» **Job**: Set down the lines from the one containing "Generate a web" to the one containing "const labelsB = yTicks.filter((_, i)", both lines included, exactly as they stand and with no other lines.

=====

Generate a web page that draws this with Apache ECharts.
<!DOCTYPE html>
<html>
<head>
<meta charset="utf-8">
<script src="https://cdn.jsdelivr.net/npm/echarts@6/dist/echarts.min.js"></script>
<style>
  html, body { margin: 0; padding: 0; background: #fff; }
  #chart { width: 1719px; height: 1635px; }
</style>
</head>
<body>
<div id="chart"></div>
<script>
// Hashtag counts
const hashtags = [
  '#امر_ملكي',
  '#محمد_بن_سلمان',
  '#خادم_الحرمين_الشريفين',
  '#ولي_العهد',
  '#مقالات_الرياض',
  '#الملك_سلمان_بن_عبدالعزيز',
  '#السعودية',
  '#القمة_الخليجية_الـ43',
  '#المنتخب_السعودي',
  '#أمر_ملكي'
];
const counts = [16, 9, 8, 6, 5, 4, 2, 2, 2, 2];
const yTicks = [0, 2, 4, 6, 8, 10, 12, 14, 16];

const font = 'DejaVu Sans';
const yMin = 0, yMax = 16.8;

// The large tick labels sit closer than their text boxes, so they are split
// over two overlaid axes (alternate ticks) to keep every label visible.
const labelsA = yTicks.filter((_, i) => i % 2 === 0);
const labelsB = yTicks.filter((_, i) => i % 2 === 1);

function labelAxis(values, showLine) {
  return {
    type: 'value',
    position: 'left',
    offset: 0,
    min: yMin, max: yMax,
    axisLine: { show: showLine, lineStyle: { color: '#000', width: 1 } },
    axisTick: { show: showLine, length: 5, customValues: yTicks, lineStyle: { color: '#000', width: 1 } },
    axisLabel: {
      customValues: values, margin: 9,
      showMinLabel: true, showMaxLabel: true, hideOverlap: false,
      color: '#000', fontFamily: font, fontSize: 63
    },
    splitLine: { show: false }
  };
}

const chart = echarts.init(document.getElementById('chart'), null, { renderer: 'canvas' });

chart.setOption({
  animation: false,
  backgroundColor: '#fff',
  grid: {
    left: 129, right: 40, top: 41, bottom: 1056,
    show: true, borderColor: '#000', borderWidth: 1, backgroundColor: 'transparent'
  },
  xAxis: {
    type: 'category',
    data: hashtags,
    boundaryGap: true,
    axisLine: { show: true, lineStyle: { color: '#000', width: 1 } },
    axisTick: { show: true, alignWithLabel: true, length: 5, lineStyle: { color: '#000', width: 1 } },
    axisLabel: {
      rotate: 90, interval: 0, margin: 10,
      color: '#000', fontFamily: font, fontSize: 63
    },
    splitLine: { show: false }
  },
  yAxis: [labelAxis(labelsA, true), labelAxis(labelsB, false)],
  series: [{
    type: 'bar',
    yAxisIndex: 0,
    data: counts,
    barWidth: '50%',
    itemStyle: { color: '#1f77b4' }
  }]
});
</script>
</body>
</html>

=====

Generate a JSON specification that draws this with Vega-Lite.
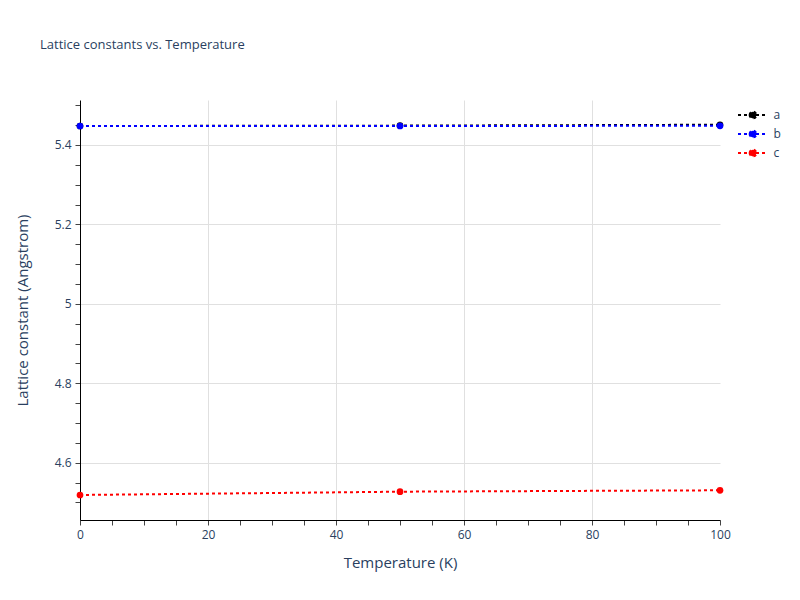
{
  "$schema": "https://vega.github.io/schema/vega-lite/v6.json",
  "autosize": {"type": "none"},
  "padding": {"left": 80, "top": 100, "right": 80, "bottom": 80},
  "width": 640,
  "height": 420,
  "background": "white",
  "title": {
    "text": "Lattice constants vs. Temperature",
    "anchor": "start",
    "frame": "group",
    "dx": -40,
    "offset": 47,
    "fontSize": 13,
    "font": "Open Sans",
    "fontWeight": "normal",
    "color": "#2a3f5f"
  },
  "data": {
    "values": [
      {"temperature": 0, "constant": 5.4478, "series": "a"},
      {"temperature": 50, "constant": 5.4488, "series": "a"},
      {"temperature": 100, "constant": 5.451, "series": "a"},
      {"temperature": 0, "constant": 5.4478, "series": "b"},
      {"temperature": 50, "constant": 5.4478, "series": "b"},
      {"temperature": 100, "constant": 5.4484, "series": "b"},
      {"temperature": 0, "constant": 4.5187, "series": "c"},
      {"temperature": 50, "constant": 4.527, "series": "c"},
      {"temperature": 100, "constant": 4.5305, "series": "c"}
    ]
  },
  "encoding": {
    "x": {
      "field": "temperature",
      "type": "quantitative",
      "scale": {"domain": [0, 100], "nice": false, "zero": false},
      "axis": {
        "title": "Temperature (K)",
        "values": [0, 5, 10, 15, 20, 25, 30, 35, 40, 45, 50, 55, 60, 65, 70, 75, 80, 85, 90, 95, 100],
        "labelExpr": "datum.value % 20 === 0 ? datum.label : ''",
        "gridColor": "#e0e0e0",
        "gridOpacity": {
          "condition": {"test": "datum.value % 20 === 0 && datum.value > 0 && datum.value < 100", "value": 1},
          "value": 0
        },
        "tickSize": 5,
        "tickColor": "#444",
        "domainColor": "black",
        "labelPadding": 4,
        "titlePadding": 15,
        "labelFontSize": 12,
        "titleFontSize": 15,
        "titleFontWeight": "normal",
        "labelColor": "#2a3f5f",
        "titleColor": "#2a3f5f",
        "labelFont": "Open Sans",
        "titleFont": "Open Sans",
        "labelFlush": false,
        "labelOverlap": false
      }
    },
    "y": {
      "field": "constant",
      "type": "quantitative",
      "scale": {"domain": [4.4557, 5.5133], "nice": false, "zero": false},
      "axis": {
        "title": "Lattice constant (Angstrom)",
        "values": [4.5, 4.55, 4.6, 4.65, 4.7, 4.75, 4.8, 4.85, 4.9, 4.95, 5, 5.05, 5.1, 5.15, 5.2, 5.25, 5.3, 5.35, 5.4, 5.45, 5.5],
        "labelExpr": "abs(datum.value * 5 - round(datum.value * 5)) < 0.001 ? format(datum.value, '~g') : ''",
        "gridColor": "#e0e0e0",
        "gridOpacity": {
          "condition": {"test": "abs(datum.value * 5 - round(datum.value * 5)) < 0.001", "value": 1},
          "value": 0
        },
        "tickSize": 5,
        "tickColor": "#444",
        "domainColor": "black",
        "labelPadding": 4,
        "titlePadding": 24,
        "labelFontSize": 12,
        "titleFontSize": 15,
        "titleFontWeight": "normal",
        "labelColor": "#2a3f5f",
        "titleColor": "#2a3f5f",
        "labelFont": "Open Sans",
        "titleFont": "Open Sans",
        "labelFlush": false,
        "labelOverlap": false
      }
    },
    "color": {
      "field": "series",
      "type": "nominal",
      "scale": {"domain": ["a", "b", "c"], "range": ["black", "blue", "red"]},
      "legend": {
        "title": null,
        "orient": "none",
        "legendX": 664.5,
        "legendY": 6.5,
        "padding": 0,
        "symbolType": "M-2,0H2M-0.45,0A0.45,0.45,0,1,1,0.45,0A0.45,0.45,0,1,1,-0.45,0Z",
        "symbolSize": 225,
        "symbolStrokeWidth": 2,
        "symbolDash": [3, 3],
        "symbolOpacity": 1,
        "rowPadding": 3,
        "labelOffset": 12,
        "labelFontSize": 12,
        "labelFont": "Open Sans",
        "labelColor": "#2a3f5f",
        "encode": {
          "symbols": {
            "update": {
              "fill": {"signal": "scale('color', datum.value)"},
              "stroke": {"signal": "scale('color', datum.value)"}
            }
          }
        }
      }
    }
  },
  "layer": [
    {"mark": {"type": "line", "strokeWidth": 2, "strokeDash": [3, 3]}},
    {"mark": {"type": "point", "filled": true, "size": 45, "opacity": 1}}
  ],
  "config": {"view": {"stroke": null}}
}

=====

» **Complete answer**:
Generate a web page that draws this with Apache ECharts.
<!DOCTYPE html>
<html>
<head>
<meta charset="utf-8">
<script src="https://cdn.jsdelivr.net/npm/echarts@6/dist/echarts.min.js"></script>
<style>
  html, body { margin: 0; padding: 0; background: #fff; }
  #chart { width: 1719px; height: 1635px; }
</style>
</head>
<body>
<div id="chart"></div>
<script>
// Hashtag counts
const hashtags = [
  '#امر_ملكي',
  '#محمد_بن_سلمان',
  '#خادم_الحرمين_الشريفين',
  '#ولي_العهد',
  '#مقالات_الرياض',
  '#الملك_سلمان_بن_عبدالعزيز',
  '#السعودية',
  '#القمة_الخليجية_الـ43',
  '#المنتخب_السعودي',
  '#أمر_ملكي'
];
const counts = [16, 9, 8, 6, 5, 4, 2, 2, 2, 2];
const yTicks = [0, 2, 4, 6, 8, 10, 12, 14, 16];

const font = 'DejaVu Sans';
const yMin = 0, yMax = 16.8;

// The large tick labels sit closer than their text boxes, so they are split
// over two overlaid axes (alternate ticks) to keep every label visible.
const labelsA = yTicks.filter((_, i) => i % 2 === 0);
const labelsB = yTicks.filter((_, i) => i % 2 === 1);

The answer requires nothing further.